Why does the BBC support climate change deniers?

BBCThe BBC’s Charter states that the organisation’s mission is to inform, educate and entertain, but when it come to climate change, the emphasis seems to be firmly on entertain.

Last Sunday evening, two consecutive programmes on Radio 4 emphasised the point.  In Westminster Hour, presenter Carolyn Quinn was mediating between various politicians on the subject of the recent floods when she came out with the extroaordinary statement “And we know that there is a difference of opinion among scientific experts and among politicians over this”.

There may well be varying views among politicians, but not among scientists.

Perhaps the most authoritative scientific source is the Intergovernmental Panel on Climate Change (IPCC), to which 195 member countries of the United Nations have signed up. The organisation ‘considers new evidence of climate change based on many independent scientific analyses from observations of the climate system, paleoclimate archives, theoretical studies of climate processes and simulations using climate models’.

In its latest report – Climate Change 2013: The Physical Science Basis – the Summary for Policymakers says that:

Warming of the climate system is unequivocal, and since the 1950s, many of the observed changes are unprecedented over decades to millennia. The atmosphere and ocean have warmed, the amounts of snow and ice have diminished, sea level has risen, and the concentrations of greenhouse gases have increased.


Human influence on the climate system is clear. This is evident from the increasing greenhouse gas concentrations in the atmosphere, positive radiative forcing, observed warming, and understanding of the climate system.
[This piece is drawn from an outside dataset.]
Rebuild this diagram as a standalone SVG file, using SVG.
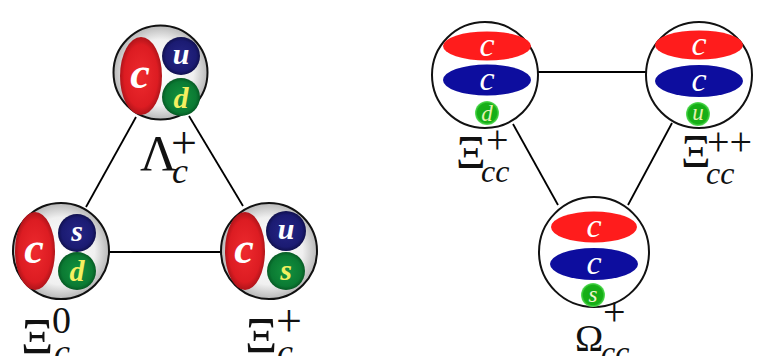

There have been a number of studies into the extent of agreement among scientists. For example, back in 2010 a group of academics researched and reported on the issue:

Here, we use an extensive dataset of 1,372 climate researchers and their publication and citation data to show that 97–98% of the climate researchers most actively publishing in the field support the tenets of ACC (anthropogenic climate change) outlined by the Intergovernmental Panel on Climate Change, and the relative climate expertise and scientific prominence of the researchers unconvinced of ACC are substantially below that of the convinced researchers.

And if you still don’t believe it, check out this list of 197 scientific organisations world wide that hold the position that climate change has been caused by human action.  A list that NASA quotes on its web site.
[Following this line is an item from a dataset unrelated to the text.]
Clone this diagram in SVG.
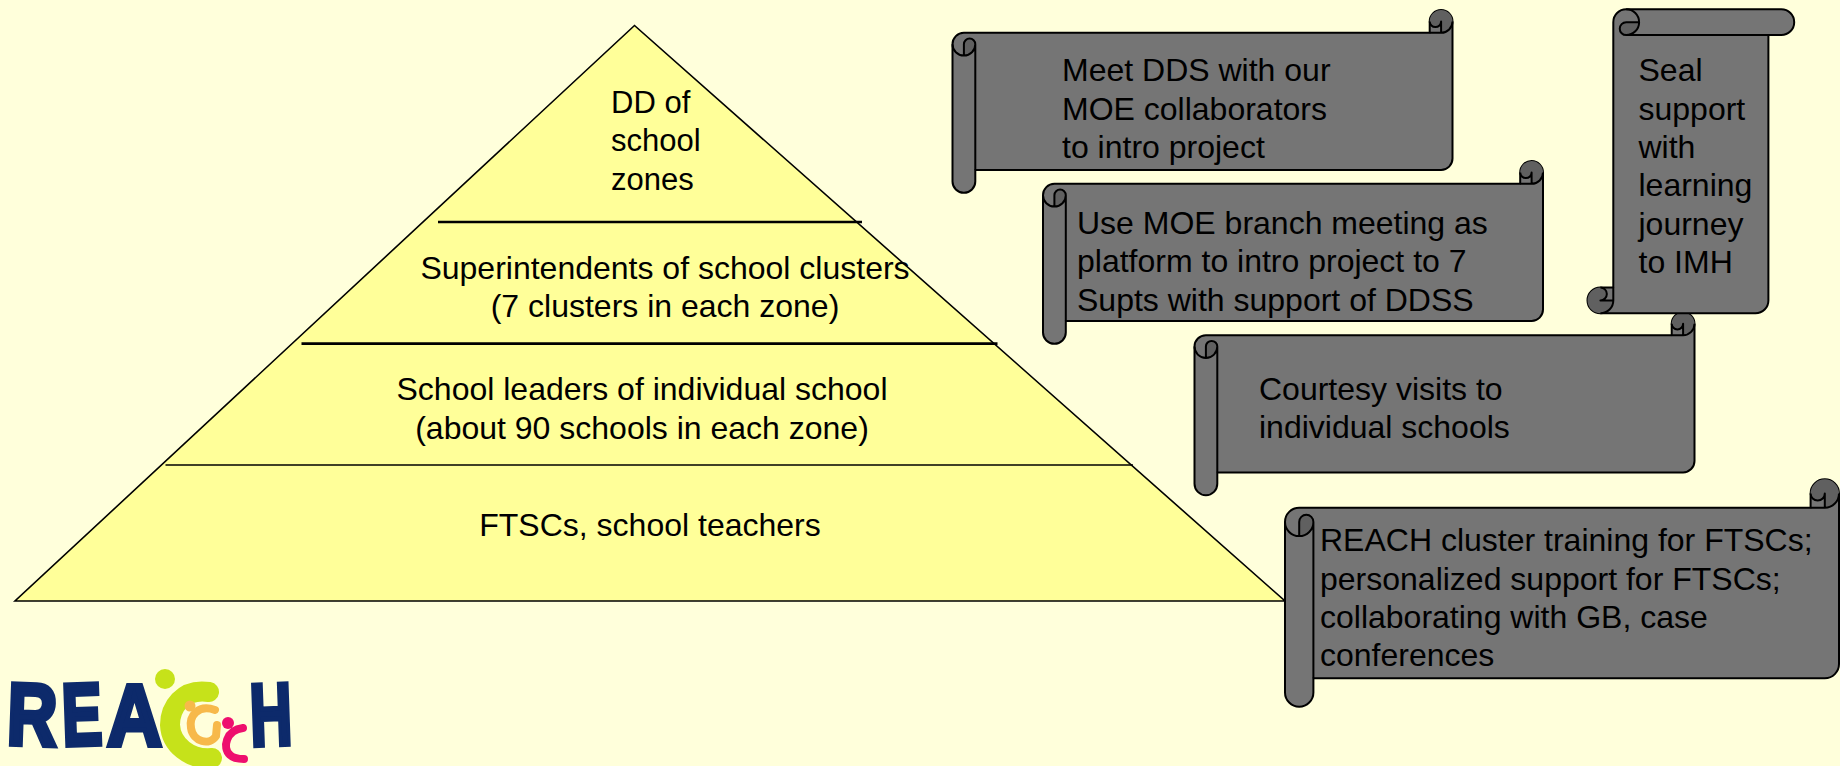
<svg xmlns="http://www.w3.org/2000/svg" xmlns:xlink="http://www.w3.org/1999/xlink" width="1840" height="766" viewBox="0 0 1840 766">
<style>
text{font-family:"Liberation Sans",Arial,sans-serif;font-size:32px;fill:#000}
.c{text-anchor:middle}
.s{font-size:31px}
.body{fill:#757575;stroke:#000;stroke-width:2;stroke-linejoin:round}
.dark{fill:#606060;stroke:none}
.ln{fill:none;stroke:#000;stroke-width:2;stroke-linejoin:round}
text.logo{font-family:"Liberation Sans",Arial,sans-serif;font-weight:bold;font-size:88px;fill:#0d2a6b;stroke:#0d2a6b;stroke-width:5}
</style>
<defs>
<g id="scrollA">
<path class="body" d="M0,34.2A11.4,11.4 0 0 1 11.4,22.8L477.2,22.8L477.2,11.4A11.4,11.4 0 0 1 500,11.4L500,148.6A11.4,11.4 0 0 1 488.6,160L22.8,160L22.8,171.4A11.4,11.4 0 0 1 0,171.4Z"/>
<path class="dark" d="M11.4,45.6A11.4,11.4 0 0 0 22.8,34.2A5.7,5.7 0 0 0 11.4,34.2Z"/>
<path class="dark" d="M488.6,22.8A11.4,11.4 0 1 0 477.2,11.4A5.7,5.7 0 0 0 488.6,11.4Z"/>
<path class="ln" d="M488.6,22.8A11.4,11.4 0 0 0 500,11.4M477.2,22.8L488.6,22.8L488.6,11.4A5.7,5.7 0 0 1 477.2,11.4M11.4,45.6L11.4,34.2A5.7,5.7 0 0 1 22.8,34.2A11.4,11.4 0 0 1 0,34.2M22.8,34.2L22.8,160"/>
</g>
</defs>
<rect width="1840" height="766" fill="#ffffdb"/>
<g id="pyramid">
<polygon points="634.5,25.5 15,601 1285,601" fill="#ffff99" stroke="#000" stroke-width="1.6"/>
</g>
<g id="connectors">
<line x1="438" y1="222" x2="862" y2="222" stroke="#000" stroke-width="2.7"/>
<line x1="301.5" y1="343.6" x2="997.5" y2="343.6" stroke="#000" stroke-width="2.7"/>
<line x1="165.5" y1="465" x2="1133" y2="465" stroke="#000" stroke-width="1.7"/>
</g>
<g id="level-dd"><text class="s" x="611" y="113">DD of</text><text class="s" x="611" y="151.4">school</text><text class="s" x="611" y="189.8">zones</text></g>
<g id="level-supt"><text class="c" x="665" y="278.6">Superintendents of school clusters</text><text class="c" x="665" y="317">(7 clusters in each zone)</text></g>
<g id="level-leaders"><text class="c" x="642" y="400.3">School leaders of individual school</text><text class="c" x="642" y="438.7">(about 90 schools in each zone)</text></g>
<g id="level-ftsc"><text class="c" x="650" y="536">FTSCs, school teachers</text></g>
<g id="scroll-dds"><use href="#scrollA" xlink:href="#scrollA" x="952.5" y="10"/><text x="1062" y="81.4">Meet DDS with our</text><text x="1062" y="119.8">MOE collaborators</text><text x="1062" y="158.2">to intro project</text></g>
<g id="scroll-branch"><use href="#scrollA" xlink:href="#scrollA" x="1043" y="161"/><text x="1077" y="234">Use MOE branch meeting as</text><text x="1077" y="272.4">platform to intro project to 7</text><text x="1077" y="310.8">Supts with support of DDSS</text></g>
<g id="scroll-courtesy"><use href="#scrollA" xlink:href="#scrollA" x="1194.5" y="312.4"/><text x="1259" y="400">Courtesy visits to</text><text x="1259" y="438.4">individual schools</text></g>
<g id="scroll-reach" transform="translate(1285,479.3)">
<path class="body" d="M0,42.6A14.2,14.2 0 0 1 14.2,28.4L525.6,28.4L525.6,14.2A14.2,14.2 0 0 1 554,14.2L554,184.8A14.2,14.2 0 0 1 539.8,199L28.4,199L28.4,213.2A14.2,14.2 0 0 1 0,213.2Z"/>
<path class="dark" d="M14.2,56.8A14.2,14.2 0 0 0 28.4,42.6A7.1,7.1 0 0 0 14.2,42.6Z"/>
<path class="dark" d="M539.8,28.4A14.2,14.2 0 1 0 525.6,14.2A7.1,7.1 0 0 0 539.8,14.2Z"/>
<path class="ln" d="M539.8,28.4A14.2,14.2 0 0 0 554,14.2M525.6,28.4L539.8,28.4L539.8,14.2A7.1,7.1 0 0 1 525.6,14.2M14.2,56.8L14.2,42.6A7.1,7.1 0 0 1 28.4,42.6A14.2,14.2 0 0 1 0,42.6M28.4,42.6L28.4,199"/>
<text x="35" y="72">REACH cluster training for FTSCs;</text><text x="35" y="110.4">personalized support for FTSCs;</text><text x="35" y="148.8">collaborating with GB, case</text><text x="35" y="187.2">conferences</text>
</g>
<g id="scroll-seal" transform="translate(1587.5,9.3)">
<path class="body" d="M25.8,12.9A12.9,12.9 0 0 1 38.7,0L193.8,0A12.9,12.9 0 0 1 193.8,25.8L180.9,25.8L180.9,291.1A12.9,12.9 0 0 1 168,304L12.9,304A12.9,12.9 0 0 1 12.9,278.2L25.8,278.2Z"/>
<path class="dark" d="M38.7,12.9L51.6,12.9A12.9,12.9 0 0 1 38.7,25.8A6.45,6.45 0 0 1 38.7,12.9Z"/>
<path class="dark" d="M12.9,278.2A6.45,6.45 0 0 1 12.9,291.1L25.8,291.1A12.9,12.9 0 0 1 12.9,304A12.9,12.9 0 0 1 12.9,278.2Z"/>
<path class="ln" d="M38.7,0A12.9,12.9 0 0 1 38.7,25.8A6.45,6.45 0 0 1 38.7,12.9L51.6,12.9M38.7,25.8L180.9,25.8M12.9,278.2A6.45,6.45 0 0 1 12.9,291.1L25.8,291.1M12.9,304A12.9,12.9 0 0 0 25.8,291.1L25.8,278.2"/>
<text x="51" y="72">Seal</text><text x="51" y="110.4">support</text><text x="51" y="148.8">with</text><text x="51" y="187.2">learning</text><text x="51" y="225.6">journey</text><text x="51" y="264">to IMH</text>
</g>
<g id="logo">
<text class="logo" x="7" y="745" textLength="50" lengthAdjust="spacingAndGlyphs" transform="rotate(2 30 720)">R</text>
<text class="logo" x="62" y="745" textLength="40" lengthAdjust="spacingAndGlyphs" transform="rotate(-2 80 720)">E</text>
<text class="logo" x="107" y="745" textLength="55" lengthAdjust="spacingAndGlyphs">A</text>
<text class="logo" x="250" y="745" textLength="42" lengthAdjust="spacingAndGlyphs" transform="rotate(-2 270 720)">H</text>
<circle cx="165" cy="679" r="10" fill="#c6e21a"/>
<path d="M209,692C182,688 170,708 170,725C171,745 190,760 212,758" fill="none" stroke="#c6e21a" stroke-width="20" stroke-linecap="round"/>
<circle cx="190" cy="706" r="5.5" fill="#f7b94a"/>
<path d="M215,710C198,704 189,716 191,728C193,742 210,746 216,736L217,725" fill="none" stroke="#f7b94a" stroke-width="8" stroke-linecap="round"/>
<circle cx="228" cy="723" r="6" fill="#ee0f6e"/>
<path d="M243,728C226,730 222,748 230,755C234,759 240,759 244,759" fill="none" stroke="#ee0f6e" stroke-width="8" stroke-linecap="round"/>
</g>
</svg>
I could go on, but you get the point.

So why did Carolyn Quinn say there is a difference of opinion among scientific experts when there clearly isn’t? The usual reason given is that the corporation needs to present both sites of any argument, but in this case there isn’t one. In any case, using the BBC’s logic, the Corporation should be interviewing someone from the Flat Earth Society whenever any discussion suggests the world is a globe. The Society is alive and kicking with it’s own minority views. It’s only a matter of degree between the number denying climate change is happening and those maintaining the Earth is flat, so where’s the tipping point? When will the BBC accept climate change without argument? Clearly 97% of the views of the scientific community is not enough.

But, getting back to last Sunday night, that wasn’t the end of it. What the Papers Say swiftly followed up with the press coverage of the floods and the climate change implications, or not.

It started with a comment from Nicholas Stern, who’s 2006 report first brought climate change to wider attention in the UK. But the longest quote in the whole piece came from car comic Clarkson, who’s scepticism established that climate change was a subject for anyone to get their point across on the BBC. Fortunately a real comedian, Mark Steel, helped to set the record straight. This was a report on what the press were saying, so didn’t pretend to be fair, but the way the content was selected added weight to the non-scientific view.

I don’t understand why the BBC, with such a wealth of scientific content in its broadcasts,  won’t take climate change seriously. If it did, it’s coverage of the deniers might at least distinguish between those who deny climate change is happening and those who deny it’s man-made. Of course, science shows that both are true.